• [Exercise requirements] Return exactly, please, the lines that run from the line with "Give me the Chart.js source for this chart." to the line with "for (let t = 0;", ends included, and omit all pictures.

• [Extracted records]
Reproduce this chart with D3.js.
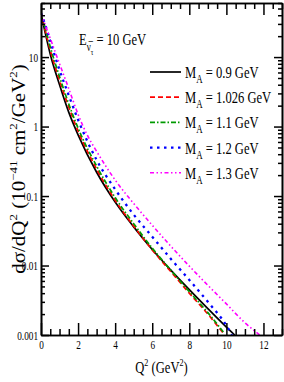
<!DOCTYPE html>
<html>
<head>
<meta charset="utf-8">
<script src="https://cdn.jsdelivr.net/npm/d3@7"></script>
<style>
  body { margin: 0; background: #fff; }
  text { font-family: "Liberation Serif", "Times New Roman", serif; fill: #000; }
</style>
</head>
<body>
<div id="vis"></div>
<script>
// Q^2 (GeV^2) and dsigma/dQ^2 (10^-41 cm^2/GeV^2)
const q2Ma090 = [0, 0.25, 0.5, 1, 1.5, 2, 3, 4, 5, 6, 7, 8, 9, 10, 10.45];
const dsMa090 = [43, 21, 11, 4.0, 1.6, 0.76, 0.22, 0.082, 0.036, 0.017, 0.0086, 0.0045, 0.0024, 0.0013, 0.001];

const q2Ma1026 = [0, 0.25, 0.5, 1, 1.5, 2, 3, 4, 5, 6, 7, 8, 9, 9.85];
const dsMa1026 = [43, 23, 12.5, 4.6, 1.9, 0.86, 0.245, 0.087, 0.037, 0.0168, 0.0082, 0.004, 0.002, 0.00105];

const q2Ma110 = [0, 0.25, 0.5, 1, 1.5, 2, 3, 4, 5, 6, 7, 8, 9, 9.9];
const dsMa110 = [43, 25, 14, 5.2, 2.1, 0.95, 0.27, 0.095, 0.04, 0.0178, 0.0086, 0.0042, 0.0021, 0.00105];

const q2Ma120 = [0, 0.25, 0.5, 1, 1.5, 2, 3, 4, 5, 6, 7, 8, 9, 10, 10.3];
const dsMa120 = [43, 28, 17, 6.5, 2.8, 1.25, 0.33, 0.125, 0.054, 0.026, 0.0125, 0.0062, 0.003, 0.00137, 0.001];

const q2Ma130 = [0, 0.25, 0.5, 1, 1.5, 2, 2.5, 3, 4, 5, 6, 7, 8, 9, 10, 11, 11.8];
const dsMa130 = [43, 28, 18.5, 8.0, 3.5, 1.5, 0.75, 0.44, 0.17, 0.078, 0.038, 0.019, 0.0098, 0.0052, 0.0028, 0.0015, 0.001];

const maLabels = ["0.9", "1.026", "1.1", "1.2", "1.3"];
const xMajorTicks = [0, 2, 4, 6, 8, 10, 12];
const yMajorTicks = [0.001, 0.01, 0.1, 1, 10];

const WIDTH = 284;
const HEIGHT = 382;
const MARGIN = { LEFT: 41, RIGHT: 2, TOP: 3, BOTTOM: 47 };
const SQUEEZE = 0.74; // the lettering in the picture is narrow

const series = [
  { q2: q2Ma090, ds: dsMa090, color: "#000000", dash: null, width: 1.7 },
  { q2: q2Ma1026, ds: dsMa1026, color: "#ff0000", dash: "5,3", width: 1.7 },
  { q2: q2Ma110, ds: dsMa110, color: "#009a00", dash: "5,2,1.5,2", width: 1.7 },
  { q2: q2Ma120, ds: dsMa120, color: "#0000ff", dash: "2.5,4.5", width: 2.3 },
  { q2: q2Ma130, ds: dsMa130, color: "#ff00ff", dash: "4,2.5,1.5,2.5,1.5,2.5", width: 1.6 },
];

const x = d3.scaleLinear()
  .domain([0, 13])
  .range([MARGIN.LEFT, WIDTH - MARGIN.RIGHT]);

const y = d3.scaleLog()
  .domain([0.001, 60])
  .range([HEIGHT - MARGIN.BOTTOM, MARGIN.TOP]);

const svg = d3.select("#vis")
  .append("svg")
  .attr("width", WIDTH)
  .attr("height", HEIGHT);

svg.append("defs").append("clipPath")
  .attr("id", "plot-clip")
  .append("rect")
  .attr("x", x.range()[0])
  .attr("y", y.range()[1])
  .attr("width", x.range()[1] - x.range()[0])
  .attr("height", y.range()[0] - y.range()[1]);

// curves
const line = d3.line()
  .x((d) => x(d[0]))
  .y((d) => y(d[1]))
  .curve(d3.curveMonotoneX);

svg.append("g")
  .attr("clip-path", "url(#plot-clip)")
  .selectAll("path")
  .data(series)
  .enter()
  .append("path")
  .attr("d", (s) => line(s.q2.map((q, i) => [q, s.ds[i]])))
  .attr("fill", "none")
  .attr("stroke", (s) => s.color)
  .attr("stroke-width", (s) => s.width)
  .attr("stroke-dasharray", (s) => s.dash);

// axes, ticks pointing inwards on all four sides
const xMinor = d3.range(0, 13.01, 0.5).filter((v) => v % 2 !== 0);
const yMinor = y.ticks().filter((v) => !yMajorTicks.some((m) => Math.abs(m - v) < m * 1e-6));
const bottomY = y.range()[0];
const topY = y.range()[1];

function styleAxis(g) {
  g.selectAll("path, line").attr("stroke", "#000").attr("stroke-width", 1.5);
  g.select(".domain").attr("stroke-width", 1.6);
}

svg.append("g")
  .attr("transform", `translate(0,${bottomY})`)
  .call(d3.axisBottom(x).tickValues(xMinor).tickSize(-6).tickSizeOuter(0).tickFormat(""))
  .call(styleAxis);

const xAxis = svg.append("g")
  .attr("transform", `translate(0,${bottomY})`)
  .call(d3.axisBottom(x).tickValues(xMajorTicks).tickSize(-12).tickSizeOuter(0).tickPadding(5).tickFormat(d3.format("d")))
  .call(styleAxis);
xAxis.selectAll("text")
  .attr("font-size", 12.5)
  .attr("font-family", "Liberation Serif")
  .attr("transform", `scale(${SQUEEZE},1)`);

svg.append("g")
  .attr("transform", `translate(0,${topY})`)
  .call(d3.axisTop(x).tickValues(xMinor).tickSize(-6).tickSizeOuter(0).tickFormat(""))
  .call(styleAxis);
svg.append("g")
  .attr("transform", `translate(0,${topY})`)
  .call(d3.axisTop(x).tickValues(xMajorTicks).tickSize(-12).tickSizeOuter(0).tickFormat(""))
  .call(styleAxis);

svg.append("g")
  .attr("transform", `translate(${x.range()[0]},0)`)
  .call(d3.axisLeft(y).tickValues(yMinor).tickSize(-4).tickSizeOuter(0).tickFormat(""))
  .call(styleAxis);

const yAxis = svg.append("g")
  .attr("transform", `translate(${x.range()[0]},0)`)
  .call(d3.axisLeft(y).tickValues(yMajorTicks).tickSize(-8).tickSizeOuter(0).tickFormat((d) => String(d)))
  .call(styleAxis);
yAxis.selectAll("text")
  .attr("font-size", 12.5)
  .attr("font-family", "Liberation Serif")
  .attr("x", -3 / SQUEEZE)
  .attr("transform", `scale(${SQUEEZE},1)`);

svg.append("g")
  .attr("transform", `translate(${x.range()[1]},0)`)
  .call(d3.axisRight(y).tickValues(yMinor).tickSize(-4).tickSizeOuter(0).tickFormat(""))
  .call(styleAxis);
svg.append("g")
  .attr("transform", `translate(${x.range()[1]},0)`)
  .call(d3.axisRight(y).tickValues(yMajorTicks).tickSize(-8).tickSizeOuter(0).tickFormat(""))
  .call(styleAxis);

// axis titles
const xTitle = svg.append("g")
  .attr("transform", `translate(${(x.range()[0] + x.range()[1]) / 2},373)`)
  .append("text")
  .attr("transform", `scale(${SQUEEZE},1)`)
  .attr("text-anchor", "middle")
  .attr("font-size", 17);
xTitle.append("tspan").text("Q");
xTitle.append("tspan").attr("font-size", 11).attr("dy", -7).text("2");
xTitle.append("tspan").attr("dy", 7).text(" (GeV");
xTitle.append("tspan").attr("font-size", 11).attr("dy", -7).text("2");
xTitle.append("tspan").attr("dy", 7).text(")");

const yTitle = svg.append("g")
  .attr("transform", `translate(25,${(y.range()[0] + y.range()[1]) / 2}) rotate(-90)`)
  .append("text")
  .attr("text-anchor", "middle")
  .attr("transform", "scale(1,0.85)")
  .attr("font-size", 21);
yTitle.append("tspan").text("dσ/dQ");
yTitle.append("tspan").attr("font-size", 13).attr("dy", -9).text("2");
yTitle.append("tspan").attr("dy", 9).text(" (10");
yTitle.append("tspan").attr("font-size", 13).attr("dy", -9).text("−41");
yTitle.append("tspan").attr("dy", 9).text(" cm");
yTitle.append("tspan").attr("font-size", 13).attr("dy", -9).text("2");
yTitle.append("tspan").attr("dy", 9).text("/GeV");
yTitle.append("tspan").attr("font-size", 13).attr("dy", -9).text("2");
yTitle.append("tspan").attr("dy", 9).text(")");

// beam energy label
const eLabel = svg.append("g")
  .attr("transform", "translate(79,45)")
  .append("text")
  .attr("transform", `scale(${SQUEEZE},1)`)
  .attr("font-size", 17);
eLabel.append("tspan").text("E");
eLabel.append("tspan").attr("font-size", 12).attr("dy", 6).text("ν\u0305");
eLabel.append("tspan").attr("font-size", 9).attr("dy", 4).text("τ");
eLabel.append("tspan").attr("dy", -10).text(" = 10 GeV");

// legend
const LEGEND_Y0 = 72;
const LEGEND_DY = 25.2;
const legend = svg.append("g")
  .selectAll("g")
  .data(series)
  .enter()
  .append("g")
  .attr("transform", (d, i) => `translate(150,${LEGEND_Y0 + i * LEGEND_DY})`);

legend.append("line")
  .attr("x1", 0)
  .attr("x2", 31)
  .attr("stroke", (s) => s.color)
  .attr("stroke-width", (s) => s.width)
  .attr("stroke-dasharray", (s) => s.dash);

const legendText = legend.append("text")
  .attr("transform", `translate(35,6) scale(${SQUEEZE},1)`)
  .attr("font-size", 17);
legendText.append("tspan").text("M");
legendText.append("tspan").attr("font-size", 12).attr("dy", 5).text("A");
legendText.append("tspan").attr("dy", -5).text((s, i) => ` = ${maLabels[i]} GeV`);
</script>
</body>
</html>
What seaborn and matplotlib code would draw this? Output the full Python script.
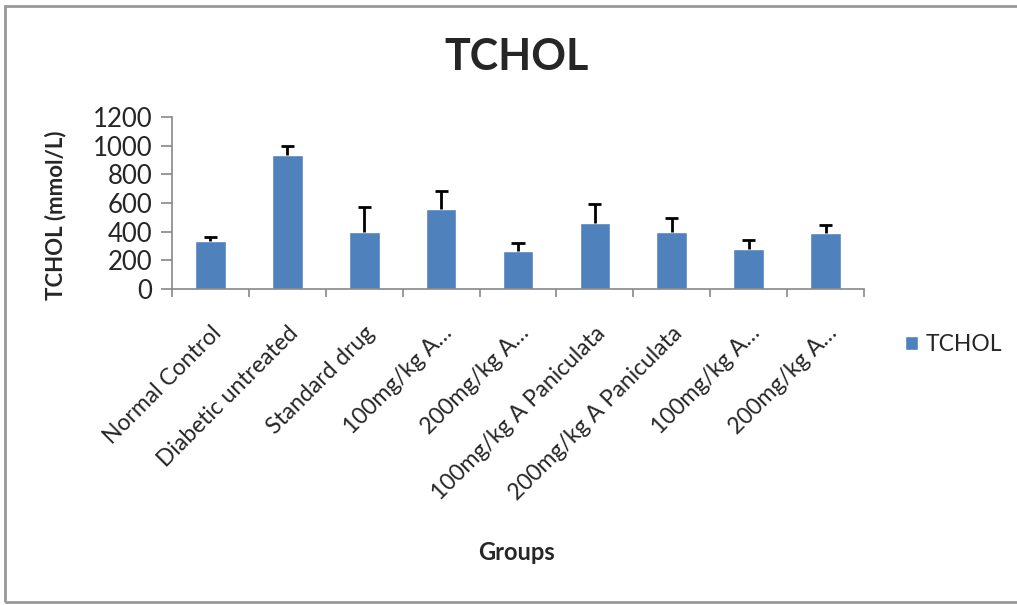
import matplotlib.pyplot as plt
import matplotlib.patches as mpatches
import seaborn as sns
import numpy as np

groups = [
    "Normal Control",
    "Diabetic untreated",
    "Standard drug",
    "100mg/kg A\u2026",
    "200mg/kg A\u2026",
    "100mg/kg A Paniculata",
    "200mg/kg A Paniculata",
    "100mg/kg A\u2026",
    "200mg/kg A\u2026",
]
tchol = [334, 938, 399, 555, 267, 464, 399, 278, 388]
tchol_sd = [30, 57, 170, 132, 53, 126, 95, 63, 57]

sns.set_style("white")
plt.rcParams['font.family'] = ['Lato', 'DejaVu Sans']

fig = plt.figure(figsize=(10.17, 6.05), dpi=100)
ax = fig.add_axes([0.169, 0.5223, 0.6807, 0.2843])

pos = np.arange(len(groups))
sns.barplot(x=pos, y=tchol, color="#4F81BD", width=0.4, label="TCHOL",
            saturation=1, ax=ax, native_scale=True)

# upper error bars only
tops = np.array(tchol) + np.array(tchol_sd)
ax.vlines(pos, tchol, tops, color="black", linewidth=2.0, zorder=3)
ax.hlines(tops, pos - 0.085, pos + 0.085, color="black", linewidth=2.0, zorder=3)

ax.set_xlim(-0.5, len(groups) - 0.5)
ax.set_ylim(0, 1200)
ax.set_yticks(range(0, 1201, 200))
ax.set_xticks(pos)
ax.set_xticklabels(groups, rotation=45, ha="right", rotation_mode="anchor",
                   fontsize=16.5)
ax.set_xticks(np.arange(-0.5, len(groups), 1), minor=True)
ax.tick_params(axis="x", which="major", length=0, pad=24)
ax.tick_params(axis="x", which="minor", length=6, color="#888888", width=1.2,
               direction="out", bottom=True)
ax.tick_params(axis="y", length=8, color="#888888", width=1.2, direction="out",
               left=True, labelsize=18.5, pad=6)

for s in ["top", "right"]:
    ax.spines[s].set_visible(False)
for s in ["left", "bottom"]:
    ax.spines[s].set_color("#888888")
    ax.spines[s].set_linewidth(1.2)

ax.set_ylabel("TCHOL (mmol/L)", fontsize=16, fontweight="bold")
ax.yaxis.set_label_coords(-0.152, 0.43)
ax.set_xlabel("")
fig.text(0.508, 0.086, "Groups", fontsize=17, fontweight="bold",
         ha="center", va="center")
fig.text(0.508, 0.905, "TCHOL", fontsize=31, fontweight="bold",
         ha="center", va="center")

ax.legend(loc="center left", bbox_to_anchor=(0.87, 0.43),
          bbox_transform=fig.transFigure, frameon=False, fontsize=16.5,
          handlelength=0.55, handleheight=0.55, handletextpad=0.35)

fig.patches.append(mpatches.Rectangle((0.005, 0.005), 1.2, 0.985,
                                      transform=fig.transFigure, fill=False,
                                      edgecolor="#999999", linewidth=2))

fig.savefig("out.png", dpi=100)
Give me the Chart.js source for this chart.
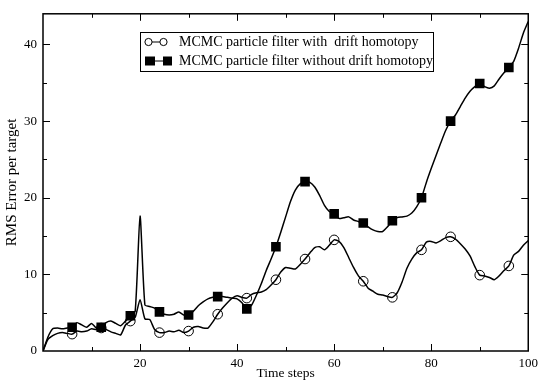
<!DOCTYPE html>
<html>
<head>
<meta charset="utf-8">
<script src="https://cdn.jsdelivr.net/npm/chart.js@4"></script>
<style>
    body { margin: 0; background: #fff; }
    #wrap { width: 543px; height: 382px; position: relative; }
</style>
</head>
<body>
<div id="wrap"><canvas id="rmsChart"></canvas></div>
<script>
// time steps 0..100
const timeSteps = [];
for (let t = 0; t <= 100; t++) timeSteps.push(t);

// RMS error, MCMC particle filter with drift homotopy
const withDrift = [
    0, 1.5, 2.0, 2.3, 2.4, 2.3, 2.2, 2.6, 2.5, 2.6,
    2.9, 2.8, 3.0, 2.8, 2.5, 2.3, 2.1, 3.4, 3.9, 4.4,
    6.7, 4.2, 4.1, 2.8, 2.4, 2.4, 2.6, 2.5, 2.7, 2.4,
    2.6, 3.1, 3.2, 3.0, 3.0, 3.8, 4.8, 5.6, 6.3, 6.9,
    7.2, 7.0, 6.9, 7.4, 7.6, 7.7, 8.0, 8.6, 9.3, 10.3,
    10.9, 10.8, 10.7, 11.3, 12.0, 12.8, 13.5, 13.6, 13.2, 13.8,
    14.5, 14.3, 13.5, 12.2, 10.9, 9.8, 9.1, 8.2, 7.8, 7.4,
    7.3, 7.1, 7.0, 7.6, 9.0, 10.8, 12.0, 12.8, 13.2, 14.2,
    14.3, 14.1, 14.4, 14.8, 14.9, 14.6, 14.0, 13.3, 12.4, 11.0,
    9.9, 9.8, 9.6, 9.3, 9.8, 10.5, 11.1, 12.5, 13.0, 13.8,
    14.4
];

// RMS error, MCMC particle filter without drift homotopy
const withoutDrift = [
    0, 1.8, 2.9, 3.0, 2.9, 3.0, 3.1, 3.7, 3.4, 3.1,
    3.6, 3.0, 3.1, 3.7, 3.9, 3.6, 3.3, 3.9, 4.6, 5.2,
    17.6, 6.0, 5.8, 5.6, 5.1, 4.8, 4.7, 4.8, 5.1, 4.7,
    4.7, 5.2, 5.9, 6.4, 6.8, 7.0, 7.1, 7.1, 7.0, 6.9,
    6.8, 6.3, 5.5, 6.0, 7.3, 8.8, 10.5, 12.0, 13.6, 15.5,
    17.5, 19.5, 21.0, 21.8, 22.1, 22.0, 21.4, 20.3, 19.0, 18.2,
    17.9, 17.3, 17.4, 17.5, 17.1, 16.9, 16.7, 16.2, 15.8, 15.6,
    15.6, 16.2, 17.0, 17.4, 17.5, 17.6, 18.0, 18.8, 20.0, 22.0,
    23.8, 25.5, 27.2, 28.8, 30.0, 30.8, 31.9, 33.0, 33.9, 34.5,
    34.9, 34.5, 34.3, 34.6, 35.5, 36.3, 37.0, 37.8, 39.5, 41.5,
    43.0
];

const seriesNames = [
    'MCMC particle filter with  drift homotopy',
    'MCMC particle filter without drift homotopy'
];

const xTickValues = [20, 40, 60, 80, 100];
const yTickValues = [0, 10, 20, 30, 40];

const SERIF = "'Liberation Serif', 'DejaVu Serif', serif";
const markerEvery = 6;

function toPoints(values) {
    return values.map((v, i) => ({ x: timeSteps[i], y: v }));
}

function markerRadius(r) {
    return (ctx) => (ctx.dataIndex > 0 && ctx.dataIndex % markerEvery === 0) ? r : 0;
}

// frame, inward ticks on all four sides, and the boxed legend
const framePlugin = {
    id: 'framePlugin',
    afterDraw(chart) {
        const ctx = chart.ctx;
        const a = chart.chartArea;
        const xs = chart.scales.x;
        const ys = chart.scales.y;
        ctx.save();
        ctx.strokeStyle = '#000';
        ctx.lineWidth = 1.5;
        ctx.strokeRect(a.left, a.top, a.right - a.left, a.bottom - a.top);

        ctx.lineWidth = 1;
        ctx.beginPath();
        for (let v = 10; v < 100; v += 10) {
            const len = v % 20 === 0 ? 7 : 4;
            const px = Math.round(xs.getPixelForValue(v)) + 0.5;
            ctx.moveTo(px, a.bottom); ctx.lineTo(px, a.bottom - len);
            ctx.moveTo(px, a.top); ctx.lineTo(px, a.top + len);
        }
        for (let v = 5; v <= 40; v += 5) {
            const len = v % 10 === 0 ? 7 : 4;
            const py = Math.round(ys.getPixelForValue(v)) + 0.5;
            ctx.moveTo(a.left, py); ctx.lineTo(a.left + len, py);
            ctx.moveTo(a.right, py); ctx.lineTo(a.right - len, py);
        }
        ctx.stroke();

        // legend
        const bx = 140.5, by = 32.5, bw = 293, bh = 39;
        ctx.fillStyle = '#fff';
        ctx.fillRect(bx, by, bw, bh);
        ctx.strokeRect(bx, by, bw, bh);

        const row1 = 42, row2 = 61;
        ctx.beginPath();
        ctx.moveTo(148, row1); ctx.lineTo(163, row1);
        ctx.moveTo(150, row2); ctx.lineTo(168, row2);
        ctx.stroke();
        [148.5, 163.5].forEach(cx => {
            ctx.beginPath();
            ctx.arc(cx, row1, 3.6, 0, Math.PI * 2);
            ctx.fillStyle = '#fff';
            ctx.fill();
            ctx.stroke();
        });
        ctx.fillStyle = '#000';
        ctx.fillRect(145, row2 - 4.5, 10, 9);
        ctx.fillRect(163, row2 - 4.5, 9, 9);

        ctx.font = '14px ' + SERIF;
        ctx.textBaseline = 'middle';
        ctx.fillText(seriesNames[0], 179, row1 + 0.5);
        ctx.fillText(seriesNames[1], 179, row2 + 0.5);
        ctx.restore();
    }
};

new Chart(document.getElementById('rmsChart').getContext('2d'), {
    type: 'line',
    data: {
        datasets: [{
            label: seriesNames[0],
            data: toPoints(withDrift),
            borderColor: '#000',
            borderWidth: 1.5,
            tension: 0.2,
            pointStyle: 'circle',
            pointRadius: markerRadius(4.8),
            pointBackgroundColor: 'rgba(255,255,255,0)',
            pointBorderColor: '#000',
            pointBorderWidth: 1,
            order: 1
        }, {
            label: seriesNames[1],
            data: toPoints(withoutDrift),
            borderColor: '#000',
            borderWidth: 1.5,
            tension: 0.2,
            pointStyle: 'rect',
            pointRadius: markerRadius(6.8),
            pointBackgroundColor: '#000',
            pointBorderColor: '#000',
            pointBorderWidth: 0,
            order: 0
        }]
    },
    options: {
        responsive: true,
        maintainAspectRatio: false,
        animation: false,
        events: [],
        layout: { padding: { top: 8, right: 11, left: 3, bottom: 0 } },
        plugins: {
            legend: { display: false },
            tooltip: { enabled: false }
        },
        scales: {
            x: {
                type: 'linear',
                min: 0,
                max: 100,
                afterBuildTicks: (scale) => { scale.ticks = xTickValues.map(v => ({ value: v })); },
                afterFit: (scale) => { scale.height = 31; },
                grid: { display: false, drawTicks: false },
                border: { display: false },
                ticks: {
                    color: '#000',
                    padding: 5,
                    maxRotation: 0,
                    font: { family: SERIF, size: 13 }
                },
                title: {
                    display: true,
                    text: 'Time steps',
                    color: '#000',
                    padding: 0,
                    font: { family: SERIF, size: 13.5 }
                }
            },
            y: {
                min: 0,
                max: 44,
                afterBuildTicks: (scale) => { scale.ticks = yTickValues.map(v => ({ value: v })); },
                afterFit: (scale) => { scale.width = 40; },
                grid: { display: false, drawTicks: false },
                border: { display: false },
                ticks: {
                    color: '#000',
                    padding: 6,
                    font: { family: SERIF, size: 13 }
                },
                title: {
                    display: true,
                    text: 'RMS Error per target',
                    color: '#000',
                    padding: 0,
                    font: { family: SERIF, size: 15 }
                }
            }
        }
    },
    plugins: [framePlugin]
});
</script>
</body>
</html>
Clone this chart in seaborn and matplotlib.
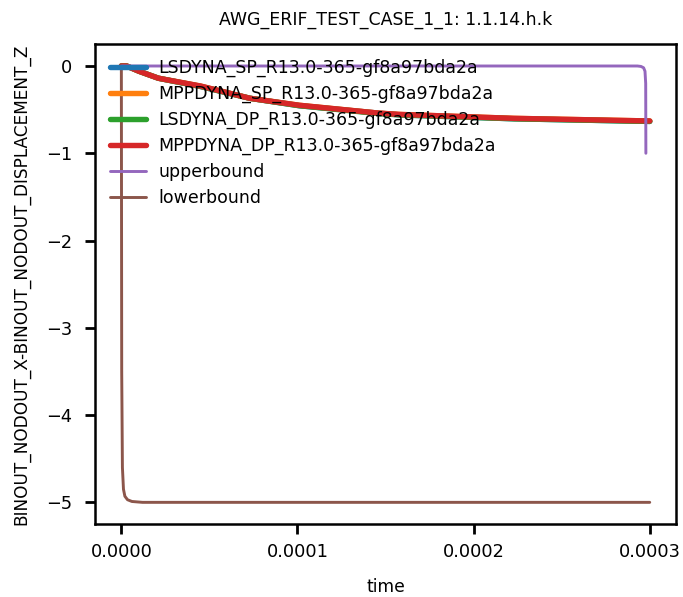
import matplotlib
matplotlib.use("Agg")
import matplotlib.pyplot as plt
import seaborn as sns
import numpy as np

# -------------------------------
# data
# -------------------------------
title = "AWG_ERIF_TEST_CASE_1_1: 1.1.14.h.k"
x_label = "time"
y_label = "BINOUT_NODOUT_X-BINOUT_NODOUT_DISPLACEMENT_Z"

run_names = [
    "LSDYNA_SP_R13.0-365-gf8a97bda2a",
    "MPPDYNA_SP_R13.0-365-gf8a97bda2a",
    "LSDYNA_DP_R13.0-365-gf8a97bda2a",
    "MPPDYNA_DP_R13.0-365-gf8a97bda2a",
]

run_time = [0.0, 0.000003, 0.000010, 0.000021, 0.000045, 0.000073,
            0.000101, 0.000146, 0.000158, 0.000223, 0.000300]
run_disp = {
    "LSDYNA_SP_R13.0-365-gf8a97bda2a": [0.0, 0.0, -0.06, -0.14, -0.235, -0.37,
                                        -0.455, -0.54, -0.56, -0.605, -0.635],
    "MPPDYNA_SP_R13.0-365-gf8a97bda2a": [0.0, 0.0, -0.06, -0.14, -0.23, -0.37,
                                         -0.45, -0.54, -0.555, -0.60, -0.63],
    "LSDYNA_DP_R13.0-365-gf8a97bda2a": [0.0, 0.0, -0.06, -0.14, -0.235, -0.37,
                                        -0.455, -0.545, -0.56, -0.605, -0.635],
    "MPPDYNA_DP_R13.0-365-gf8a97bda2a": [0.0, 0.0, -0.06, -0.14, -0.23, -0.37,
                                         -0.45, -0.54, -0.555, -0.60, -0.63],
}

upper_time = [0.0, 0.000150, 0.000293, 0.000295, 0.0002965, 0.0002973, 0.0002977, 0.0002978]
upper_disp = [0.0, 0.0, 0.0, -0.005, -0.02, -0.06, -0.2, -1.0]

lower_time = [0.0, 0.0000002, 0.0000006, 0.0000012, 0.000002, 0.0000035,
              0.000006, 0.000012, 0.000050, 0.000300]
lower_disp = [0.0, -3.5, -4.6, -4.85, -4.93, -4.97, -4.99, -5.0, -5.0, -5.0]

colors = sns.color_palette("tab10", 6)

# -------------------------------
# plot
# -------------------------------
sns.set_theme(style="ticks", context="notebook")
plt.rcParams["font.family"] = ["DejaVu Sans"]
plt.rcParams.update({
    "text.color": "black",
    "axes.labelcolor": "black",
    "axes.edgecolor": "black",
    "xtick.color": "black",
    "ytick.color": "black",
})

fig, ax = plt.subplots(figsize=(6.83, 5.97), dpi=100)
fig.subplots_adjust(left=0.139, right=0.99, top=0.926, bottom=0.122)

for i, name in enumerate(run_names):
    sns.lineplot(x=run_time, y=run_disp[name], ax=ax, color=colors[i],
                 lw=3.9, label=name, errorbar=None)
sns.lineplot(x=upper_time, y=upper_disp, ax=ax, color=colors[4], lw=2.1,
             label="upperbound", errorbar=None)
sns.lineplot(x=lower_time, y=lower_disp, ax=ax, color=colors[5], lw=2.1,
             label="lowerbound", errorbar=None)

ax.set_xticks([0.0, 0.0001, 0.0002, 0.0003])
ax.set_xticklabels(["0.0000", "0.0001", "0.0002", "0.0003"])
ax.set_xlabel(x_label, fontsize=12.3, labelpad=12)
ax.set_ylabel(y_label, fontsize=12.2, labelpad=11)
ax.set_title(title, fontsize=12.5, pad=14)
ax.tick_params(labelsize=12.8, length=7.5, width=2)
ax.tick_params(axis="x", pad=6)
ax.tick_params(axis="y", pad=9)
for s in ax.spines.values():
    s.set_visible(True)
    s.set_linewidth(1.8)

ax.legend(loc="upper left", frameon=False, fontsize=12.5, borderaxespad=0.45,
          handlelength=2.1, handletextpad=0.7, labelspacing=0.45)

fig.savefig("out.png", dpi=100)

• [Finished task]
Give me the Chart.js source for this chart.
<!DOCTYPE html>
<html>
<head>
<meta charset="utf-8">
<script src="https://cdn.jsdelivr.net/npm/chart.js@4"></script>
<style>
    body { margin: 0; background: #fff; }
    #wrap { width: 543px; height: 382px; position: relative; }
</style>
</head>
<body>
<div id="wrap"><canvas id="rmsChart"></canvas></div>
<script>
// time steps 0..100
const timeSteps = [];
for (let t = 0; t <= 100; t++) timeSteps.push(t);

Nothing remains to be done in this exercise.